U.S. firms are holding $2.5 trillion in profits outside the country (“offshore”) and saving themselves from billions of dollars in taxes. And they refuse to bring the money home, also known as “repatriation,” because of our 35 percent corporate income tax rate. In other words, firms don’t want to pay a high tax rate at home, when these profits have already been taxed abroad by the countries in which they were generated.

Unsurprisingly, lawmakers are having a difficult time convincing firms to repatriate their overseas profits. Also unsurprising is that our two main presidential candidates have differing ideas on the topic. Donald Trump wants to charge firms a one-time fee of 10 percent on money they repatriate, while also slashing the corporate income tax to 15 percent. This is expected to raise $150 billion in taxes as companies repatriate more than $1.5 trillion over a decade.

On the other side, Hillary Clinton intends to leave the corporate tax rate where it is and apply no discount on repatriated profits.

Another idea altogether, and one that I find quite intriguing, is the S&P Global Corporation’s report on “Rebuilding through Repatriation.” In essence, firms would be allowed to bring overseas profits home tax-free.
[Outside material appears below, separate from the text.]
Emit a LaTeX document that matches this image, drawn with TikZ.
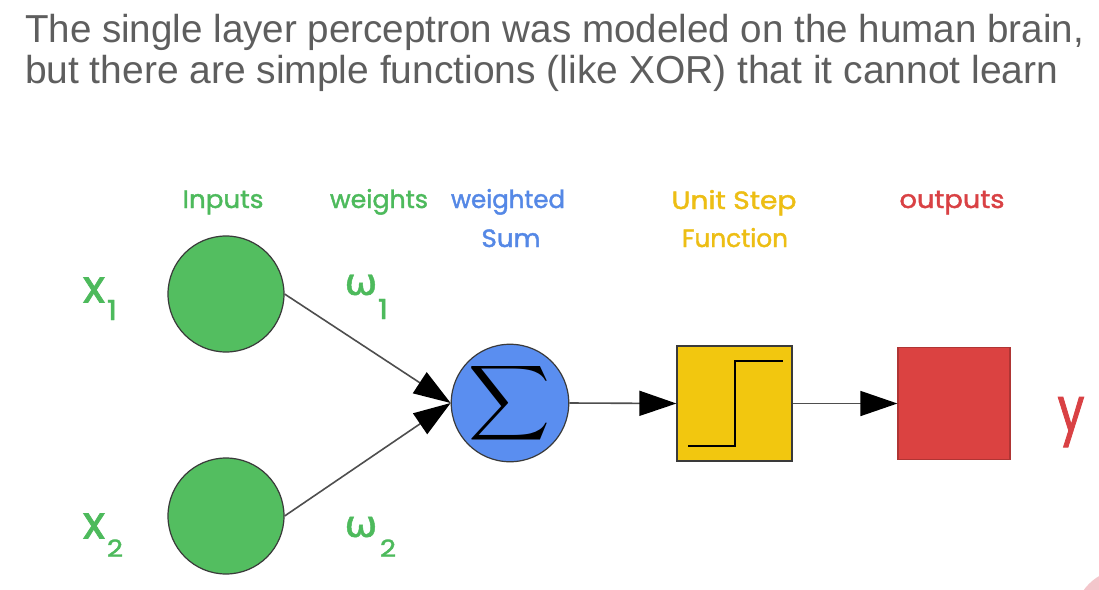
\documentclass[tikz,border=0pt]{standalone}
\usepackage{fontspec}
\usepackage{graphicx}
\usetikzlibrary{arrows.meta}
\setmainfont{Liberation Sans}
\newfontfamily\hwfont[FakeBold=1.6]{Poppins}
\newfontfamily\grfont[FakeBold=1.2]{DejaVu Sans}
\definecolor{ttl}{HTML}{5E5E5E}
\definecolor{cgreen}{HTML}{53BE60}
\definecolor{lgreen}{HTML}{4DBA5C}
\definecolor{cblue}{HTML}{5A8EF0}
\definecolor{lblue}{HTML}{5588E6}
\definecolor{cyellow}{HTML}{F2C70F}
\definecolor{lyellow}{HTML}{EDBE14}
\definecolor{cred}{HTML}{DB4241}
\definecolor{lred}{HTML}{D94144}
\definecolor{edge}{HTML}{3A3A3A}
\definecolor{pinkish}{HTML}{F3C6CB}
\newcommand\hwl[2]{{\hwfont\fontsize{25}{27}\selectfont\resizebox{#1}{\height}{#2}}}
\begin{document}
\begin{tikzpicture}[x=1pt,y=-1pt,
  lbl/.style={inner sep=0pt, outer sep=0pt},
  neuron/.style={circle, inner sep=0pt, minimum size=116pt, draw=edge, line width=1.2pt},
  blockbox/.style={rectangle, inner sep=0pt, draw=edge, line width=1.2pt},
  conn/.style={draw=edge!90, line width=1.6pt, -{Triangle[length=37pt,width=25pt,color=black]}}]
\useasboundingbox (0,0) rectangle (1099,589);
\fill[white] (0,0) rectangle (1099,589);
\begin{scope}
  \clip (0,0) rectangle (1099,589);
  \fill[pinkish] (1125,620) circle (51);
\end{scope}
% title
\node[lbl, anchor=base west, text=ttl] (t1) at (25,42)
  {\fontsize{39}{42}\selectfont\resizebox{1059pt}{\height}{The single layer perceptron was modeled on the human brain,}};
\node[lbl, anchor=base west, text=ttl] (t2) at (25,83)
  {\fontsize{39}{42}\selectfont\resizebox{1033pt}{\height}{but there are simple functions (like XOR) that it cannot learn}};
% column labels
\node[lbl, anchor=base, text=lgreen] (linp) at (223,208) {\hwl{81pt}{Inputs}};
\node[lbl, anchor=base, text=lgreen] (lw) at (379,208) {\hwl{98pt}{weights}};
\node[lbl, anchor=base, text=lblue] (lws) at (508,208) {\hwl{114pt}{weighted}};
\node[lbl, anchor=base, text=lblue] (lsum) at (511,247) {\hwl{59pt}{Sum}};
\node[lbl, anchor=base, text=lyellow] (lus) at (734,209) {\hwl{125pt}{Unit Step}};
\node[lbl, anchor=base, text=lyellow] (lfn) at (735,247) {\hwl{106pt}{Function}};
\node[lbl, anchor=base, text=lred] (lout) at (952,208) {\hwl{105pt}{outputs}};
% variable labels
\node[lbl, text=lgreen] (x1) at (94,290) {\resizebox{22pt}{25pt}{\hwfont x}};
\node[lbl, text=lgreen] (x1s) at (112,310) {\resizebox{10pt}{20pt}{\hwfont 1}};
\node[lbl, text=lgreen] (x2) at (94,526) {\resizebox{22pt}{25pt}{\hwfont x}};
\node[lbl, text=lgreen] (x2s) at (115,548) {\resizebox{16pt}{17pt}{\hwfont 2}};
\node[lbl, text=lgreen] (w1) at (361,285) {\resizebox{33pt}{20pt}{\grfont ω}};
\node[lbl, text=lgreen] (w1s) at (383,309) {\resizebox{10pt}{20pt}{\hwfont 1}};
\node[lbl, text=lgreen] (w2) at (361,527) {\resizebox{33pt}{20pt}{\grfont ω}};
\node[lbl, text=lgreen] (w2s) at (388,548) {\resizebox{16pt}{17pt}{\hwfont 2}};
\node[lbl, text=lred] (yl) at (1071,422) {\resizebox*{27pt}{50pt}{\hwfont y}};
% nodes
\node[neuron, fill=cgreen] (in1) at (226,294) {};
\node[neuron, fill=cgreen] (in2) at (226,516) {};
\node[neuron, fill=cblue, minimum size=117pt] (sig) at (510,403)
  {\resizebox*{82pt}{84pt}{$\displaystyle\sum$}};
\node[blockbox, fill=cyellow, minimum size=115pt] (stp) at (734.5,403.5) {};
\node[blockbox, fill=cred, draw=cred!80!black, minimum size=112pt] (out) at (954,403.5) {};
\draw[black, line width=2.6pt]
  ([shift={(-46.5,42.5)}]stp.center) -- ([shift={(0.5,42.5)}]stp.center)
  -- ([shift={(0.5,-42.5)}]stp.center) -- ([shift={(48.5,-42.5)}]stp.center);
% connectors
\draw[conn] (in1.east) -- (sig.west);
\draw[conn] (in2.east) -- (sig.west);
\draw[conn] (sig.east) -- (stp.west);
\draw[conn] (stp.east) -- (out.west);
\end{tikzpicture}
\end{document}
In exchange, they would have to commit 15 percent of the money to infrastructure project funding via buying bonds from local governments. Per the plan’s projections, if only half the profits were repatriated, it would generate $150 billion in bond purchases and 300,000+ jobs in the short-term. The projects would be whatever states need – roads, bridges, airports, and so on.

I like the idea because there is a lot of money offshore and we’re also in a lot of debt, which makes infrastructure funding difficult. Could rebuilding our infrastructure be a win-win path towards repatriation?